### STATED EXERCISE:
Write out the opening lines of the data word for word, up to and including the line with "ax.spines['right'].set_visible(False)", and leave every picture and every later line out.
[DATA SECTION start]
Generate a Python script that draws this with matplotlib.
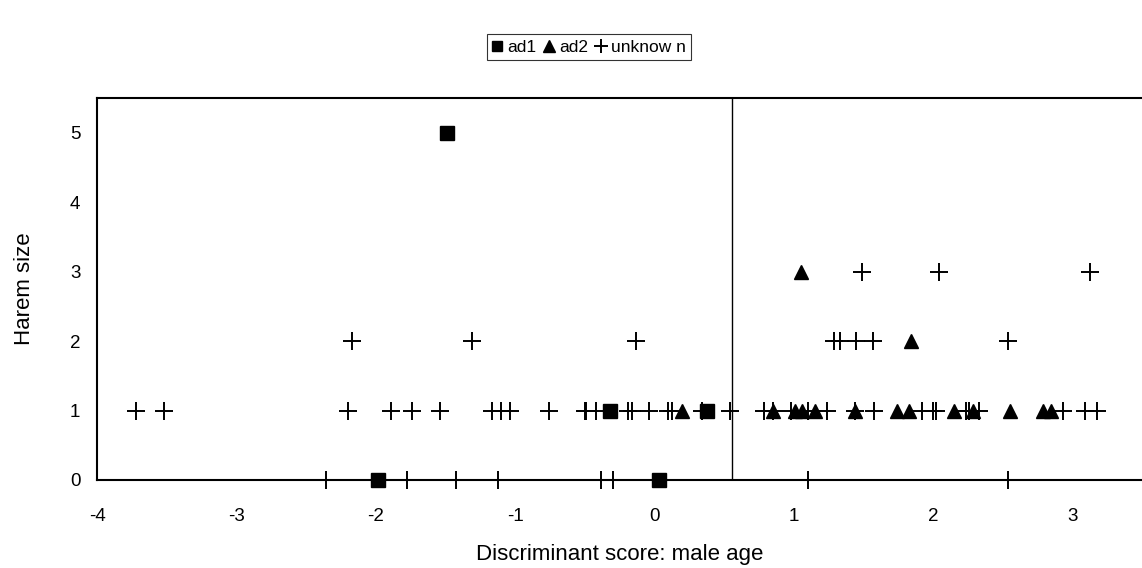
import matplotlib
matplotlib.use('Agg')
import matplotlib.pyplot as plt

plt.rcParams['font.family'] = ['Liberation Sans', 'DejaVu Sans']
plt.rcParams['axes.unicode_minus'] = False

# ad1 males (squares)
ad1_x = [-1.98, 0.03, -0.32, 0.38, -1.49]
ad1_y = [0, 0, 1, 1, 5]

# ad2 males (triangles)
ad2_x = [0.20, 0.85, 1.01, 1.06, 1.15, 1.44, 1.74, 1.83, 2.15, 2.29, 2.55, 2.79, 2.85,
         1.84, 1.05]
ad2_y = [1, 1, 1, 1, 1, 1, 1, 1, 1, 1, 1, 1, 1,
         2, 3]

# unknown males (plus)
unk_x0 = [-2.355, -1.773, -1.421, -1.12, -0.38, -0.30, 1.105, 2.54]
unk_x1 = [-3.72, -3.52, -2.20, -1.89, -1.74, -1.54, -1.163, -1.098, -1.034, -0.754,
          -0.50, -0.49, -0.416, -0.19, -0.16, -0.04, 0.10, 0.13, 0.34, 0.54, 0.79, 0.85,
          0.98, 1.10, 1.24, 1.44, 1.58, 1.92, 2.00, 2.02, 2.24, 2.26, 2.33, 2.93, 3.09, 3.18]
unk_x2 = [-2.17, -1.31, -0.13, 1.29, 1.33, 1.45, 1.57, 2.54]
unk_x3 = [1.49, 2.04, 3.13]
unk_x = unk_x0 + unk_x1 + unk_x2 + unk_x3
unk_y = [0] * len(unk_x0) + [1] * len(unk_x1) + [2] * len(unk_x2) + [3] * len(unk_x3)

cutoff = 0.56
x_ticks = [-4, -3, -2, -1, 0, 1, 2, 3]
y_ticks = [0, 1, 2, 3, 4, 5]

fig = plt.figure(figsize=(11.42, 5.68), dpi=100)
ax = fig.add_axes([97 / 1142, 88 / 568, 1 - 97 / 1142, 382 / 568])

ax.plot(ad1_x, ad1_y, 's', color='black', markersize=9.5, linestyle='none',
        label='ad1', clip_on=False, zorder=3)
ax.plot(ad2_x, ad2_y, '^', color='black', markersize=10, linestyle='none',
        label='ad2', clip_on=False, zorder=3)
ax.plot(unk_x, unk_y, '+', color='black', markersize=13, markeredgewidth=1.4,
        linestyle='none', label='unknow n', clip_on=False, zorder=4)

ax.axvline(cutoff, color='black', linewidth=1)

ax.set_xlim(-4, 3.5)
ax.set_ylim(0, 5.5)
ax.set_xticks(x_ticks)
ax.set_yticks(y_ticks)
ax.tick_params(axis='both', length=0, labelsize=13.5)
ax.tick_params(axis='x', pad=20)
ax.tick_params(axis='y', pad=12)

for side in ['left', 'bottom', 'top']:
    ax.spines[side].set_linewidth(1.5)
ax.spines['right'].set_visible(False)

ax.set_xlabel('Discriminant score: male age', fontsize=16, labelpad=14)
ax.set_ylabel('Harem size', fontsize=16, labelpad=25)

leg = fig.legend(loc='center', bbox_to_anchor=(589 / 1142, 1 - 47 / 568), ncol=3,
                 fontsize=12.5, frameon=True, fancybox=False, handlelength=0.6,
                 handletextpad=0.3, columnspacing=0.4, borderpad=0.3,
                 borderaxespad=0, markerscale=0.8)
leg.get_frame().set_edgecolor('black')
leg.get_frame().set_linewidth(0.8)

fig.savefig('out.png', dpi=100)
[DATA SECTION end]
### IN RESPONSE:
Generate a Python script that draws this with matplotlib.
import matplotlib
matplotlib.use('Agg')
import matplotlib.pyplot as plt

plt.rcParams['font.family'] = ['Liberation Sans', 'DejaVu Sans']
plt.rcParams['axes.unicode_minus'] = False

# ad1 males (squares)
ad1_x = [-1.98, 0.03, -0.32, 0.38, -1.49]
ad1_y = [0, 0, 1, 1, 5]

# ad2 males (triangles)
ad2_x = [0.20, 0.85, 1.01, 1.06, 1.15, 1.44, 1.74, 1.83, 2.15, 2.29, 2.55, 2.79, 2.85,
         1.84, 1.05]
ad2_y = [1, 1, 1, 1, 1, 1, 1, 1, 1, 1, 1, 1, 1,
         2, 3]

# unknown males (plus)
unk_x0 = [-2.355, -1.773, -1.421, -1.12, -0.38, -0.30, 1.105, 2.54]
unk_x1 = [-3.72, -3.52, -2.20, -1.89, -1.74, -1.54, -1.163, -1.098, -1.034, -0.754,
          -0.50, -0.49, -0.416, -0.19, -0.16, -0.04, 0.10, 0.13, 0.34, 0.54, 0.79, 0.85,
          0.98, 1.10, 1.24, 1.44, 1.58, 1.92, 2.00, 2.02, 2.24, 2.26, 2.33, 2.93, 3.09, 3.18]
unk_x2 = [-2.17, -1.31, -0.13, 1.29, 1.33, 1.45, 1.57, 2.54]
unk_x3 = [1.49, 2.04, 3.13]
unk_x = unk_x0 + unk_x1 + unk_x2 + unk_x3
unk_y = [0] * len(unk_x0) + [1] * len(unk_x1) + [2] * len(unk_x2) + [3] * len(unk_x3)

cutoff = 0.56
x_ticks = [-4, -3, -2, -1, 0, 1, 2, 3]
y_ticks = [0, 1, 2, 3, 4, 5]

fig = plt.figure(figsize=(11.42, 5.68), dpi=100)
ax = fig.add_axes([97 / 1142, 88 / 568, 1 - 97 / 1142, 382 / 568])

ax.plot(ad1_x, ad1_y, 's', color='black', markersize=9.5, linestyle='none',
        label='ad1', clip_on=False, zorder=3)
ax.plot(ad2_x, ad2_y, '^', color='black', markersize=10, linestyle='none',
        label='ad2', clip_on=False, zorder=3)
ax.plot(unk_x, unk_y, '+', color='black', markersize=13, markeredgewidth=1.4,
        linestyle='none', label='unknow n', clip_on=False, zorder=4)

ax.axvline(cutoff, color='black', linewidth=1)

ax.set_xlim(-4, 3.5)
ax.set_ylim(0, 5.5)
ax.set_xticks(x_ticks)
ax.set_yticks(y_ticks)
ax.tick_params(axis='both', length=0, labelsize=13.5)
ax.tick_params(axis='x', pad=20)
ax.tick_params(axis='y', pad=12)

for side in ['left', 'bottom', 'top']:
    ax.spines[side].set_linewidth(1.5)
ax.spines['right'].set_visible(False)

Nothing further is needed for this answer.